CBS News Correspondent Richard Roth reports that the idea was for a day blending pomp and populism, preserving the old while observing the new. The queen's carriage rolling along Edinburgh's cobbled streets while a supersonic Concorde soared by above.
This was Scotland turning a page of history: Opening a parliament of its own for the first time since 1707, when London took over its lawmaking powers, when the United Kingdom was becoming Great Britain.
"Today is a historic day for Scotland," the queen declared.
But it was also a day rich in symbols of the union that remains; the culture and the government and the crown that tie Scotland and England together.
Full independence is still a far-off goal of Scottish nationalists, though even the most famous of them was smiling today. Actor Sean Connery said this was better than the Academy Awards.

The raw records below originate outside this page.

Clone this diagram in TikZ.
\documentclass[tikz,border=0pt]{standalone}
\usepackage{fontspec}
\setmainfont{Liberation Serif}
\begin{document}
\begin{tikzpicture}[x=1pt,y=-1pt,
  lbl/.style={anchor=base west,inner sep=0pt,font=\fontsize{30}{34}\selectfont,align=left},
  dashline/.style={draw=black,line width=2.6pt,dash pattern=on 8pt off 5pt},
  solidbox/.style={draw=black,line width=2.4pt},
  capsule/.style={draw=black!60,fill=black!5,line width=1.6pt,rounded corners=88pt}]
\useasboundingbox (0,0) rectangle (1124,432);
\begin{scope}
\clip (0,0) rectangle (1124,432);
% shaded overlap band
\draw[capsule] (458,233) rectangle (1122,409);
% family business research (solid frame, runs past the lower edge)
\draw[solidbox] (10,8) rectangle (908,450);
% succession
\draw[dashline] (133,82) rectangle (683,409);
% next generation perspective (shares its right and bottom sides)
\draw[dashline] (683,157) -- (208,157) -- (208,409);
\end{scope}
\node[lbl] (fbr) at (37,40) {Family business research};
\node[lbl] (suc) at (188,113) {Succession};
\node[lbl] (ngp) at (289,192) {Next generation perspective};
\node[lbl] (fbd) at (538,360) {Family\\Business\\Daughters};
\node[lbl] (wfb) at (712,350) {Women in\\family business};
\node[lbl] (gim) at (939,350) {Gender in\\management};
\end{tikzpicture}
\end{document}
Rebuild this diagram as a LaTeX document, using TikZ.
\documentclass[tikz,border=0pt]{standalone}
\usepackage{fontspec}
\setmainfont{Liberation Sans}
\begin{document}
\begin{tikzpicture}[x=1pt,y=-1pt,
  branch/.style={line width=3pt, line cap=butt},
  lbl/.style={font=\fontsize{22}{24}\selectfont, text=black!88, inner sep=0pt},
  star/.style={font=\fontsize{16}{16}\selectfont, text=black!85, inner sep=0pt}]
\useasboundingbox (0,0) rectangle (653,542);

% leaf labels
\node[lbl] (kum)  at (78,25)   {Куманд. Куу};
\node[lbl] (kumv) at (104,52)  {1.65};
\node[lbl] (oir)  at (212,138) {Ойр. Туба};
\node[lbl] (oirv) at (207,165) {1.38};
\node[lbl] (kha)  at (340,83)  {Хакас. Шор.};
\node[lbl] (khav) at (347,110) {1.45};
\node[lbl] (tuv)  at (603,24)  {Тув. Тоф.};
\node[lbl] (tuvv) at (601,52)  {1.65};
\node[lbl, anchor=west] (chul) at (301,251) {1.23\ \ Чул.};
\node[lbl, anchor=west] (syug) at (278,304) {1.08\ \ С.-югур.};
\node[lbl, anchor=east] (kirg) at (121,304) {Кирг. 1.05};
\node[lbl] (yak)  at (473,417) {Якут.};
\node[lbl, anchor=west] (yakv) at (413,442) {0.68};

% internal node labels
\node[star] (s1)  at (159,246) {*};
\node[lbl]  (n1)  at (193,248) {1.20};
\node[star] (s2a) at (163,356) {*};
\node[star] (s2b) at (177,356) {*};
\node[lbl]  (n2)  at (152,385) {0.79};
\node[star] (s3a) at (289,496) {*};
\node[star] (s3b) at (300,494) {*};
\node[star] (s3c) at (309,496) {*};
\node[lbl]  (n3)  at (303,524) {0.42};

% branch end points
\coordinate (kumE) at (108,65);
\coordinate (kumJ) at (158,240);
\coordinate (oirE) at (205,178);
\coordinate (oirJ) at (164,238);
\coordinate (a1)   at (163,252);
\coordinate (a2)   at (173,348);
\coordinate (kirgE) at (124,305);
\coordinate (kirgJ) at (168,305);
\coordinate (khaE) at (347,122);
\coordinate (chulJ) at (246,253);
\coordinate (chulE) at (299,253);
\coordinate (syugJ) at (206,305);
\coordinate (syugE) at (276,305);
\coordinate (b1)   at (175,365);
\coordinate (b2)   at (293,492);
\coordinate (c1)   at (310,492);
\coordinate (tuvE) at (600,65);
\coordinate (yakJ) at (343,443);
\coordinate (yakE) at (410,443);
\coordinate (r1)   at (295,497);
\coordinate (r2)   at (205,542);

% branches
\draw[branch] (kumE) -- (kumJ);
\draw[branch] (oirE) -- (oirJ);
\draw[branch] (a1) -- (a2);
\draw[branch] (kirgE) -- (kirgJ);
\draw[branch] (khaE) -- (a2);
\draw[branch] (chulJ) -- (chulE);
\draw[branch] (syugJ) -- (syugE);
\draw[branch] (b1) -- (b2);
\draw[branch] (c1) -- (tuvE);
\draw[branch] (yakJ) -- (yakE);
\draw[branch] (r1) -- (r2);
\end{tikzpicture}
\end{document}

More than that, a Scottish politician said it was a celebration that deserved notice. It's the creation, he said, of a new voice for democracy.

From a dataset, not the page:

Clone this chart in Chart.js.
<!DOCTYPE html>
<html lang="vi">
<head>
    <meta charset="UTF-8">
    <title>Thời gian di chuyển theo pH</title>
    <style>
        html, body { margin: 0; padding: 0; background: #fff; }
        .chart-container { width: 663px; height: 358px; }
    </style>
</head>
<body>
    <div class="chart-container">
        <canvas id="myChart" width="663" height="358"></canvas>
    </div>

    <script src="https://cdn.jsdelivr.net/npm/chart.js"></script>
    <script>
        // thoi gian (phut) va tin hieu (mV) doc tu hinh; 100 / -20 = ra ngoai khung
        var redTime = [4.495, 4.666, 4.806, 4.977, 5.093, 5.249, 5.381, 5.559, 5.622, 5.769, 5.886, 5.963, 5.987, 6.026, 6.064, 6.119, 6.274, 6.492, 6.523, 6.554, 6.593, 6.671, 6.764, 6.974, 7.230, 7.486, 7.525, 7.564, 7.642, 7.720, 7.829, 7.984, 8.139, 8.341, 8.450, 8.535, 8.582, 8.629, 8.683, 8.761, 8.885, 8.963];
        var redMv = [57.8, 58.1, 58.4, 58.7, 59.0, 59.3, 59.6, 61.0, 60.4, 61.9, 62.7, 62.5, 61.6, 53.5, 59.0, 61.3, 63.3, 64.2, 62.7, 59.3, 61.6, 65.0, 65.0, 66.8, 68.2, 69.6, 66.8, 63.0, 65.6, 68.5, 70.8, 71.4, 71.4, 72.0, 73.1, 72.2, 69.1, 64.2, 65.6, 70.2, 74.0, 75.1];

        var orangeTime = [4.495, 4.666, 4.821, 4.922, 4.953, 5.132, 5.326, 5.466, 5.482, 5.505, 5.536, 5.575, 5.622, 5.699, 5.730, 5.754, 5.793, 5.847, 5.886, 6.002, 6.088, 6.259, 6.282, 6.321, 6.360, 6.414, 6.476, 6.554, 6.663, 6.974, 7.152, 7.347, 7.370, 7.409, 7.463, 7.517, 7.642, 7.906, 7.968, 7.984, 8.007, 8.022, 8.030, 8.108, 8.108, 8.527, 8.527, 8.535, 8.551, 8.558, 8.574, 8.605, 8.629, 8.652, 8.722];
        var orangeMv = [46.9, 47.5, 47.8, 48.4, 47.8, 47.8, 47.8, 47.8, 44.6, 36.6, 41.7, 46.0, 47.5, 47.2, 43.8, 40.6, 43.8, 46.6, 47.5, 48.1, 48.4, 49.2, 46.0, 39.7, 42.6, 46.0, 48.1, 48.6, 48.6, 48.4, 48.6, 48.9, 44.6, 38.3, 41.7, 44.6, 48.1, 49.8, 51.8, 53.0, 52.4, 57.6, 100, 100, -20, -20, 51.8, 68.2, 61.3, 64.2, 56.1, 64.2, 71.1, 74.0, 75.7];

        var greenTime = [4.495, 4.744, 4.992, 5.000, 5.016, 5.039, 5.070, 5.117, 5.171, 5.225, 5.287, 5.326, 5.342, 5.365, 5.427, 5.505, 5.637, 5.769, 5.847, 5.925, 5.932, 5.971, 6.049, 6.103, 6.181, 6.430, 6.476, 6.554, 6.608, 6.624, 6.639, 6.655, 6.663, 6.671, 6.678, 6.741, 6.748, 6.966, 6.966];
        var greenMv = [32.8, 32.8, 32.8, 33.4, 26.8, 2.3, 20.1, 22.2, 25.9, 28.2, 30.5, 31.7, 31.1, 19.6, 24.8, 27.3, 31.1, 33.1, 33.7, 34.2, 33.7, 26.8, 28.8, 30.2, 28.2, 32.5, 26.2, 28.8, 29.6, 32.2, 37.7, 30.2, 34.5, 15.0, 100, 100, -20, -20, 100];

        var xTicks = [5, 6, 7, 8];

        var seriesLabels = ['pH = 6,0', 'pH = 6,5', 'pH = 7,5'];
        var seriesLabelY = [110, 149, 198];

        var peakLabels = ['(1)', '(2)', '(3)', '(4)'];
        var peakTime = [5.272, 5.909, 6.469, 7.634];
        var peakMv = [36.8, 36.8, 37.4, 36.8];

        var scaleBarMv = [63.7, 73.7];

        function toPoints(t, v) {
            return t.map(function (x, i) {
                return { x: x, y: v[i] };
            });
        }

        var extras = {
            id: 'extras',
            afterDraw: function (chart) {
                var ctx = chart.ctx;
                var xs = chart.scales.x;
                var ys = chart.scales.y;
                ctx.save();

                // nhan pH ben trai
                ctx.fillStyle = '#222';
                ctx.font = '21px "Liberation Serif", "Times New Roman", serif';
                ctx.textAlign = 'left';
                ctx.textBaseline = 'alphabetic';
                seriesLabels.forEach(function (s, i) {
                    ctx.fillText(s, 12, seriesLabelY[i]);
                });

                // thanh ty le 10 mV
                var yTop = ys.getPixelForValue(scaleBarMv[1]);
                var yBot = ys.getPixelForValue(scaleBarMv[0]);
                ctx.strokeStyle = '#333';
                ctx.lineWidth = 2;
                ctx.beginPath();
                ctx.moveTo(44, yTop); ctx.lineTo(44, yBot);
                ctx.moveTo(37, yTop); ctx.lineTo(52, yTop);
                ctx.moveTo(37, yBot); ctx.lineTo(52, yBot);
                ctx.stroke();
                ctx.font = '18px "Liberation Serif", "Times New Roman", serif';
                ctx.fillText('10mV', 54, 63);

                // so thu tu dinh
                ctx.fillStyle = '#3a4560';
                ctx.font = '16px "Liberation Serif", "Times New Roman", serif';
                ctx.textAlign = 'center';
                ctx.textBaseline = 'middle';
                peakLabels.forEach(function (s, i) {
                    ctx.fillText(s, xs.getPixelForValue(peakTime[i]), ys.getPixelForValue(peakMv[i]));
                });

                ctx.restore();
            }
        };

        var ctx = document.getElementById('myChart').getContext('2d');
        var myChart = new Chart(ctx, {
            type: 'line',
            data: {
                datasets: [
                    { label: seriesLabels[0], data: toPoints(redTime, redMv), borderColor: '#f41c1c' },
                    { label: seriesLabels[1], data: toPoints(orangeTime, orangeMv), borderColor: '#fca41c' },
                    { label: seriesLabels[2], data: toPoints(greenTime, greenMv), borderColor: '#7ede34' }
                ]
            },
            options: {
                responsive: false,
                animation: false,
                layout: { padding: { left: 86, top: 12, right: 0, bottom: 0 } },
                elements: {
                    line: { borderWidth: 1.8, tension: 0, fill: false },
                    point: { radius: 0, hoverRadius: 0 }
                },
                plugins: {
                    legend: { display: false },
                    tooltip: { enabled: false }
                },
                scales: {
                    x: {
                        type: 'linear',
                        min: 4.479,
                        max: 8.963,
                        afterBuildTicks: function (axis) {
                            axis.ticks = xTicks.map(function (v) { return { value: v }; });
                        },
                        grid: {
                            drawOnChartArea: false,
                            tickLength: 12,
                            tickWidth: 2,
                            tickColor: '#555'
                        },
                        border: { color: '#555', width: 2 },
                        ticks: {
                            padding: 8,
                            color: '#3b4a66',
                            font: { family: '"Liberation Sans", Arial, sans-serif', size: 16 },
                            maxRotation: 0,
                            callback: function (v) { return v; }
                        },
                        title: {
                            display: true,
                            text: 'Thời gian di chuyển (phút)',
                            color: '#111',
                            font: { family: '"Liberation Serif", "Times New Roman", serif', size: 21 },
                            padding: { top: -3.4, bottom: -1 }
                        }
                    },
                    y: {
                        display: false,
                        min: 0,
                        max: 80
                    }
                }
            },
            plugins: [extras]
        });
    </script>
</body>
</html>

Prime Minister Tony Blair's Labor Party, the largest group in the assembly, hopes the restoration of the Parliament will preserve the United Kingdom -- but in a new form, with power decentralized from the government in London.
Power devolved formally to the Parliament on Thursday, enabling it to raise taxes and legislate on a range of domestic functions, including education, health, legal affairs and local government.
England and Scotland have shared a monarch since 1603, a century before their 1707 union under a single Parliament in London.